### TASK TO CARRY OUT
Give a verbatim copy of the lines below, minus the pictures.

━━━ DATA EXCERPT ━━━

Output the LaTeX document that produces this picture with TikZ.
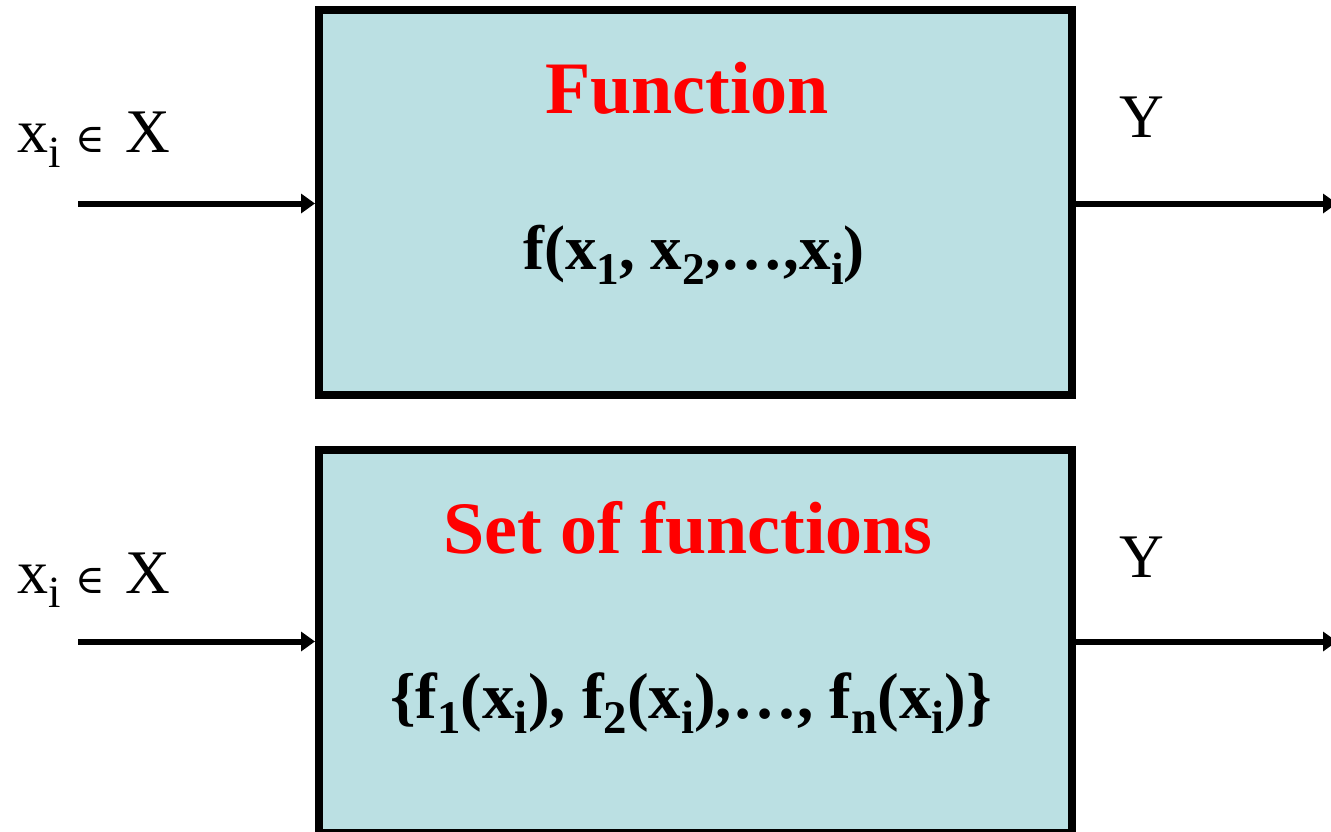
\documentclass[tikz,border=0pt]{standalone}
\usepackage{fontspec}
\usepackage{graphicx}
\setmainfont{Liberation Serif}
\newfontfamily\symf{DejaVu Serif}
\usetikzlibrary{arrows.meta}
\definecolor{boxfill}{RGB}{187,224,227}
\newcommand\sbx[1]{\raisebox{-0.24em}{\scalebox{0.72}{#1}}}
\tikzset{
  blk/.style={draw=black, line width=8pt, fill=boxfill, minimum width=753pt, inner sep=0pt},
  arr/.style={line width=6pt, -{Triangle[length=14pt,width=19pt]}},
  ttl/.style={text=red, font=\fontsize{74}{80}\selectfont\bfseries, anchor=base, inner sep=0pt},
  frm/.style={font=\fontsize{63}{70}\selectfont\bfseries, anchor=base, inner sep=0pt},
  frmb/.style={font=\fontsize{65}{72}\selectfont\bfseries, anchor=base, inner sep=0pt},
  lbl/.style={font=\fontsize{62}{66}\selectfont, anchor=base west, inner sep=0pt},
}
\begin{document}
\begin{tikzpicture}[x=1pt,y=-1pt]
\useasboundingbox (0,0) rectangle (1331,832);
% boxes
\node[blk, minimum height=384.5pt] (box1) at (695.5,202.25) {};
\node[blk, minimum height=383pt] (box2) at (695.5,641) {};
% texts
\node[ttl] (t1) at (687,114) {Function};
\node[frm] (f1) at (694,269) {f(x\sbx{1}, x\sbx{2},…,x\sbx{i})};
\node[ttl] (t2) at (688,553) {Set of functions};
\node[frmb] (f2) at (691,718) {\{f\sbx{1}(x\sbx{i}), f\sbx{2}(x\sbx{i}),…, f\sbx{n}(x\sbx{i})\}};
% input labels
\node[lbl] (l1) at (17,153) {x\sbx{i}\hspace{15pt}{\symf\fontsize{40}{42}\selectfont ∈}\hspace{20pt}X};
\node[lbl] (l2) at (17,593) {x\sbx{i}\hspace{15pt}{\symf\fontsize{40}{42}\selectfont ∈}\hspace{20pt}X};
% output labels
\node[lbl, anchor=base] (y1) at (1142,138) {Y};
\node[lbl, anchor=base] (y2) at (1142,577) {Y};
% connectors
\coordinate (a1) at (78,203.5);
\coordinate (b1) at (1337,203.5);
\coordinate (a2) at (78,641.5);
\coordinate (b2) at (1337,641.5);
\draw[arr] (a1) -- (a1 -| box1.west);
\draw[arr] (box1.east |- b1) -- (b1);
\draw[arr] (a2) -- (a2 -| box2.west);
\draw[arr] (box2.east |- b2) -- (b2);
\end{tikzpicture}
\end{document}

━━━

### THE REPLY
Output the LaTeX document that produces this picture with TikZ.
\documentclass[tikz,border=0pt]{standalone}
\usepackage{fontspec}
\usepackage{graphicx}
\setmainfont{Liberation Serif}
\newfontfamily\symf{DejaVu Serif}
\usetikzlibrary{arrows.meta}
\definecolor{boxfill}{RGB}{187,224,227}
\newcommand\sbx[1]{\raisebox{-0.24em}{\scalebox{0.72}{#1}}}
\tikzset{
  blk/.style={draw=black, line width=8pt, fill=boxfill, minimum width=753pt, inner sep=0pt},
  arr/.style={line width=6pt, -{Triangle[length=14pt,width=19pt]}},
  ttl/.style={text=red, font=\fontsize{74}{80}\selectfont\bfseries, anchor=base, inner sep=0pt},
  frm/.style={font=\fontsize{63}{70}\selectfont\bfseries, anchor=base, inner sep=0pt},
  frmb/.style={font=\fontsize{65}{72}\selectfont\bfseries, anchor=base, inner sep=0pt},
  lbl/.style={font=\fontsize{62}{66}\selectfont, anchor=base west, inner sep=0pt},
}
\begin{document}
\begin{tikzpicture}[x=1pt,y=-1pt]
\useasboundingbox (0,0) rectangle (1331,832);
% boxes
\node[blk, minimum height=384.5pt] (box1) at (695.5,202.25) {};
\node[blk, minimum height=383pt] (box2) at (695.5,641) {};
% texts
\node[ttl] (t1) at (687,114) {Function};
\node[frm] (f1) at (694,269) {f(x\sbx{1}, x\sbx{2},…,x\sbx{i})};
\node[ttl] (t2) at (688,553) {Set of functions};
\node[frmb] (f2) at (691,718) {\{f\sbx{1}(x\sbx{i}), f\sbx{2}(x\sbx{i}),…, f\sbx{n}(x\sbx{i})\}};
% input labels
\node[lbl] (l1) at (17,153) {x\sbx{i}\hspace{15pt}{\symf\fontsize{40}{42}\selectfont ∈}\hspace{20pt}X};
\node[lbl] (l2) at (17,593) {x\sbx{i}\hspace{15pt}{\symf\fontsize{40}{42}\selectfont ∈}\hspace{20pt}X};
% output labels
\node[lbl, anchor=base] (y1) at (1142,138) {Y};
\node[lbl, anchor=base] (y2) at (1142,577) {Y};
% connectors
\coordinate (a1) at (78,203.5);
\coordinate (b1) at (1337,203.5);
\coordinate (a2) at (78,641.5);
\coordinate (b2) at (1337,641.5);
\draw[arr] (a1) -- (a1 -| box1.west);
\draw[arr] (box1.east |- b1) -- (b1);
\draw[arr] (a2) -- (a2 -| box2.west);
\draw[arr] (box2.east |- b2) -- (b2);
\end{tikzpicture}
\end{document}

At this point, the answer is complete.